A seguire applausi a scena aperta e anche commozione, sentimenti e schematicità sicuramente atipici nel mondo di Freak e degli Skiantos.
Dopo la sua morte, come avviene sempre, il suo mito ha avuto risalto nazionale. Molte cover di tanti colleghi, molte band nate sulla scia degli Skiantos e tante manifestazioni in onore di Freak. Sembra che tutti adorassero quella figura spesso tenuta lontana dai riflettori importanti, quasi a volerlo nasconderlo, perché troppo crudo, perché troppo vero.

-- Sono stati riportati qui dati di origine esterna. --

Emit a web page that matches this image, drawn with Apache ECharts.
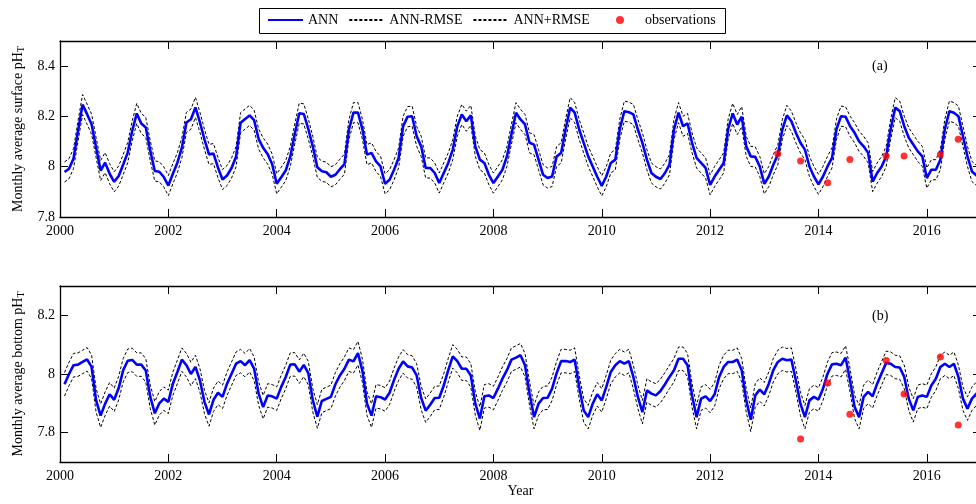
<!DOCTYPE html>
<html><head><meta charset="utf-8">
<script src="https://cdn.jsdelivr.net/npm/echarts@6/dist/echarts.min.js"></script>
<style>html,body{margin:0;padding:0;background:#fff}#c{width:976px;height:504px}</style>
</head><body><div id="c"></div>
<script>
// ---------- data ----------
const startYear = 2000;               // monthly series, Jan 2000 .. Dec 2016
const xTicks = [2000, 2002, 2004, 2006, 2008, 2010, 2012, 2014, 2016];
const surfaceTicks = [7.8, 8, 8.2, 8.4];
const bottomTicks = [7.8, 8, 8.2];

const surfaceANN = [
 7.979,7.992,8.033,8.143,8.247,8.209,8.169,8.076,7.985,8.016,7.972,7.940,
 7.963,8.009,8.056,8.143,8.212,8.172,8.156,8.063,7.983,7.980,7.959,7.925,
 7.972,8.016,8.076,8.176,8.189,8.236,8.176,8.109,8.049,8.052,7.996,7.949,
 7.965,7.995,8.040,8.175,8.190,8.204,8.185,8.110,8.075,8.050,8.010,7.932,
 7.958,7.985,8.040,8.130,8.213,8.210,8.150,8.080,7.998,7.982,7.978,7.960,
 7.968,7.990,8.010,8.148,8.215,8.215,8.148,8.048,8.055,8.021,8.001,7.932,
 7.948,7.988,8.035,8.161,8.199,8.201,8.121,8.081,7.995,7.995,7.975,7.935,
 7.975,8.015,8.068,8.161,8.208,8.181,8.204,8.081,8.028,8.015,7.968,7.935,
 7.961,7.988,8.041,8.130,8.215,8.188,8.168,8.095,8.088,8.028,7.968,7.955,
 7.961,8.041,8.055,8.150,8.235,8.215,8.148,8.095,8.041,8.001,7.960,7.924,
 7.961,8.015,8.028,8.150,8.221,8.217,8.208,8.148,8.095,8.028,7.975,7.960,
 7.951,7.975,8.008,8.148,8.215,8.161,8.172,8.095,8.035,8.015,7.995,7.928,
 7.961,7.988,8.015,8.150,8.212,8.168,8.199,8.081,8.041,8.039,8.001,7.932,
 7.961,8.008,8.048,8.148,8.204,8.181,8.135,8.095,8.068,8.001,7.961,7.930,
 7.961,8.001,8.035,8.150,8.201,8.199,8.161,8.135,8.101,8.081,8.055,7.941,
 7.975,8.001,8.041,8.150,8.235,8.221,8.161,8.115,8.088,8.061,8.041,7.955,
 7.988,7.988,8.028,8.150,8.221,8.215,8.201,8.121,8.041,7.981,7.965,7.950
];
const bottomANN = [
 7.965,8.000,8.030,8.032,8.041,8.050,8.024,7.910,7.858,7.899,7.931,7.912,
 7.952,8.013,8.045,8.048,8.032,8.032,8.012,7.922,7.866,7.900,7.916,7.905,
 7.967,8.007,8.049,8.030,8.000,8.024,7.978,7.905,7.862,7.912,7.936,7.922,
 7.967,8.001,8.035,8.044,8.030,8.047,8.018,7.933,7.887,7.927,7.924,7.916,
 7.956,7.990,8.032,8.033,8.008,8.031,8.003,7.910,7.855,7.908,7.915,7.922,
 7.965,7.995,8.018,8.049,8.043,8.071,8.010,7.899,7.858,7.924,7.921,7.913,
 7.936,7.980,8.018,8.043,8.026,8.022,7.995,7.918,7.875,7.895,7.918,7.919,
 7.961,8.013,8.060,8.044,8.018,8.018,7.995,7.899,7.848,7.924,7.927,7.918,
 7.950,7.984,8.013,8.049,8.056,8.064,8.030,7.933,7.853,7.899,7.918,7.919,
 7.950,8.003,8.044,8.044,8.041,8.049,7.956,7.876,7.853,7.899,7.931,7.910,
 7.956,8.007,8.030,8.044,8.035,8.044,7.990,7.922,7.870,7.944,7.933,7.927,
 7.942,7.965,7.990,8.013,8.052,8.052,8.030,7.927,7.853,7.916,7.924,7.908,
 7.931,7.990,8.024,8.041,8.041,8.049,8.013,7.910,7.844,7.927,7.947,7.931,
 7.967,8.013,8.041,8.052,8.047,8.049,7.978,7.899,7.853,7.910,7.922,7.913,
 7.950,8.001,8.033,8.035,8.030,8.056,7.978,7.888,7.853,7.922,7.939,7.924,
 7.967,8.003,8.038,8.035,8.024,8.022,7.990,7.916,7.876,7.922,7.927,7.922,
 7.961,7.984,8.024,8.035,8.024,8.035,7.990,7.916,7.882,7.916,7.933,7.944
];
const surfaceRMSE = 0.04;
const bottomRMSE = 0.04;

const surfaceObsTimes = [2013.25, 2013.67, 2014.17, 2014.58, 2015.25, 2015.58, 2016.25, 2016.58];
const surfaceObs      = [8.052,   8.023,   7.936,   8.029,   8.043,   8.043,   8.049,   8.109];
const bottomObsTimes  = [2013.67, 2014.17, 2014.58, 2015.25, 2015.58, 2016.25, 2016.58];
const bottomObs       = [7.778,   7.969,   7.863,   8.046,   7.932,   8.058,   7.826];

// ---------- build ----------
const FONT = 'Liberation Serif';
const r3 = v => Math.round(v * 1000) / 1000;
const monthTime = i => startYear + (i + 1) / 12;
const pairs = (arr, off) => arr.map((v, i) => [monthTime(i), r3(v + off)]);
const obsPairs = (ts, vs) => ts.map((t, i) => [t, vs[i]]);

const axisLineStyle = { lineStyle: { color: '#000', width: 1.3 } };
function xAx(grid, pos, labels, extra) {
  return Object.assign({
    type: 'value', gridIndex: grid, position: pos, min: 2000, max: 2017,
    axisLine: Object.assign({ onZero: false }, axisLineStyle),
    axisTick: { show: true, inside: true, length: 8, customValues: xTicks, lineStyle: { color: '#000' } },
    axisLabel: { show: labels, customValues: xTicks, color: '#000', fontFamily: FONT, fontSize: 14, margin: 7,
      formatter: v => String(Math.round(v)) },
    splitLine: { show: false }
  }, extra || {});
}
function yAx(grid, pos, labels, min, max, ticks, extra) {
  return Object.assign({
    type: 'value', gridIndex: grid, position: pos, min: min, max: max,
    axisLine: Object.assign({ show: true, onZero: false }, axisLineStyle),
    axisTick: { show: true, inside: true, length: 8, customValues: ticks, lineStyle: { color: '#000' } },
    axisLabel: { show: labels, customValues: ticks, color: '#000', fontFamily: FONT, fontSize: 14, margin: 5,
      formatter: v => String(Math.round(v * 10) / 10) },
    splitLine: { show: false }
  }, extra || {});
}
const yName = txt => ({
  name: '{a|' + txt + '}{s|T}', nameLocation: 'middle', nameGap: 33, nameRotate: 90,
  nameTextStyle: { color: '#000', fontFamily: FONT,
    rich: { a: { fontSize: 14, fontFamily: FONT, color: '#000', lineHeight: 16 },
            s: { fontSize: 10, fontFamily: FONT, color: '#000', lineHeight: 16, verticalAlign: 'bottom', padding: [9, 0, 0, 0] } } }
});

const dashed = { color: '#000', width: 1, type: [3, 2] };
function bandSeries(name, arr, off, xi, yi) {
  return { name: name, type: 'line', xAxisIndex: xi, yAxisIndex: yi, data: pairs(arr, off),
    showSymbol: false, symbol: 'none', lineStyle: dashed, itemStyle: { color: '#000' }, z: 2, silent: true };
}
function annSeries(arr, xi, yi) {
  return { name: 'ANN', type: 'line', xAxisIndex: xi, yAxisIndex: yi, data: pairs(arr, 0),
    showSymbol: false, symbol: 'none', lineStyle: { color: '#0000ff', width: 2.6 }, itemStyle: { color: '#0000ff' }, z: 3 };
}
function obsSeries(ts, vs, xi, yi) {
  return { name: 'observations', type: 'scatter', xAxisIndex: xi, yAxisIndex: yi, data: obsPairs(ts, vs),
    symbolSize: 7, itemStyle: { color: '#ff0000' }, z: 4 };
}

const legendText = { color: '#000', fontFamily: FONT, fontSize: 14 };
const hiddenSymbol = { opacity: 0 };

const option = {
  animation: false,
  backgroundColor: '#fff',
  textStyle: { fontFamily: FONT },
  grid: [
    { left: 60, right: -5, top: 41, height: 176, containLabel: false, outerBoundsMode: 'none' },
    { left: 60, right: -5, top: 286, height: 176, containLabel: false, outerBoundsMode: 'none' }
  ],
  legend: [
    {
      left: 267, top: 13, orient: 'horizontal', padding: 0,
      itemWidth: 35, itemHeight: 8, itemGap: 10,
      textStyle: legendText,
      data: [
        { name: 'ANN', itemStyle: hiddenSymbol },
        { name: 'ANN-RMSE', itemStyle: hiddenSymbol },
        { name: 'ANN+RMSE', itemStyle: hiddenSymbol }
      ]
    },
    {
      left: 616, top: 13, orient: 'horizontal', padding: 0,
      itemWidth: 8, itemHeight: 8,
      textStyle: Object.assign({ padding: [0, 0, 0, 16] }, legendText),
      data: [{ name: 'observations', icon: 'circle' }]
    }
  ],
  xAxis: [
    xAx(0, 'bottom', true),
    xAx(0, 'top', false),
    xAx(1, 'bottom', true, { name: 'Year', nameLocation: 'middle', nameGap: 22,
      nameTextStyle: { color: '#000', fontFamily: FONT, fontSize: 14 } }),
    xAx(1, 'top', false)
  ],
  yAxis: [
    yAx(0, 'left', true, 7.8, 8.5, surfaceTicks, yName('Monthly average surface pH')),
    yAx(0, 'right', false, 7.8, 8.5, surfaceTicks),
    yAx(1, 'left', true, 7.7, 8.3, bottomTicks, yName('Monthly average bottom pH')),
    yAx(1, 'right', false, 7.7, 8.3, bottomTicks)
  ],
  graphic: [
    { type: 'rect', shape: { x: 259.5, y: 8.5, width: 466, height: 25 },
      style: { fill: 'none', stroke: '#000', lineWidth: 1 }, silent: true },
    { type: 'text', left: 872, top: 59, style: { text: '(a)', fill: '#000', font: '14px "Liberation Serif"' } },
    { type: 'text', left: 872, top: 309, style: { text: '(b)', fill: '#000', font: '14px "Liberation Serif"' } }
  ],
  series: [
    bandSeries('ANN-RMSE', surfaceANN, -surfaceRMSE, 0, 0),
    bandSeries('ANN+RMSE', surfaceANN, surfaceRMSE, 0, 0),
    annSeries(surfaceANN, 0, 0),
    obsSeries(surfaceObsTimes, surfaceObs, 0, 0),
    bandSeries('ANN-RMSE', bottomANN, -bottomRMSE, 2, 2),
    bandSeries('ANN+RMSE', bottomANN, bottomRMSE, 2, 2),
    annSeries(bottomANN, 2, 2),
    obsSeries(bottomObsTimes, bottomObs, 2, 2)
  ]
};
const chart = echarts.init(document.getElementById('c'), null, { renderer: 'canvas' });
chart.setOption(option);
</script></body></html>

Di recente, l’associazione WeLoveFreak ha espresso la volontà di realizzare una statua in suo ricordo tramite una campagna di crowdfundig. I suoi fans, i suoi colleghi e i gli amici contribuiranno al finanziamento dell’opera, affinché il suo ricordo e la sua arte siano sempre vivi.
Sono pochi gli artisti che hanno avuto o hanno la genialità di Freak. Tutti potranno provare ad imitarlo o magari a trovarne un’alternativa demenziale e geniale sufficientemente all’altezza: rimarranno, però, tutti tentativi futili. Nessuno dovrà sforzarsi di essere il nuovo Freak, nessuno dovrà in qualche patetico talent show o nell’ambiente sintetico sanremese, sforzarsi di ricreare un’icona come lui.
Perché Freak era unico e perché in fondo non se n’è mai andato.